Il “sì” libero e credente di Maria chiama in causa la sua carne, rendendola sposa e madre; in tal modo la sua femminilità e la sua verginità feconda sono il fulcro stesso, il centro, la pienezza, il compiersi della storia della salvezza. Maria è l’antropologia cristiana compiuta; in Lei c’è già il Cristo (lo porta in grembo) e conseguentemente la Chiesa nascente.

Maria di Nazareth, donna, sposa, madre, vergine, è il compimento del piano di Dio: “Quando venne la pienezza dei tempi Dio mandò suo figlio nato da donna, nato sotto la legge” (Gal 4,4). Nel suo essere femminile Maria è la garanzia della consistenza della creazione dinanzi a Dio creatore; Dio la interpella volendo la sua libertà. E quello di Maria sarà un “sì” pieno che riguarderà il suo spirito, la sua anima, il suo corpo; così Maria porterà, in sé, ogni dimensione antropologica e, quindi, “con il passo giusto” attende ma va anche verso il Signore.

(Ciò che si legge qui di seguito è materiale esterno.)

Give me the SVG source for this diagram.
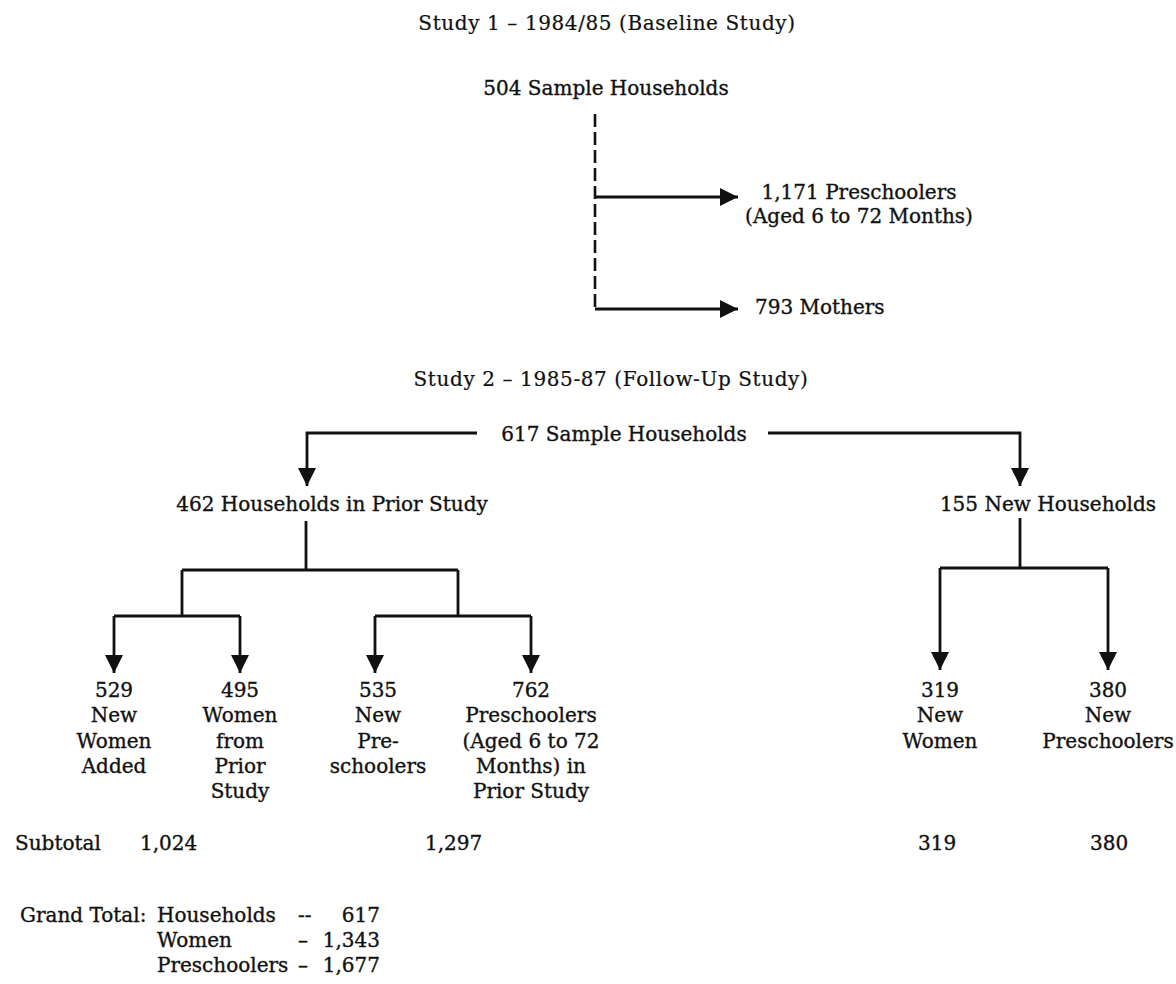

Dalle letture di questi primi giorni d’Avvento – in ogni situazione, anche quelle più difficili, confuse e di maggiore fragilità – dobbiamo saper crescere nella virtù cristiana ed umana della speranza, da testimoniare e trasmettere.

“Chiunque ascolta queste mie parole – dice Gesù – e le mette in pratica, sarà simile a un uomo saggio, che ha costruito la sua casa sulla roccia. Cadde la pioggia, strariparono i fiumi, soffiarono i venti e si abbatterono su quella casa, ma essa non cadde, perché era fondata sulla roccia” (Mt 7,24-25).

La vera forza e la vera fiducia risiedono nella misericordia di Dio che si manifesta nella notte santa di Betlemme. Camminiamo, come la Beata Vergine Maria, “con il passo giusto” verso la luce di quella notte.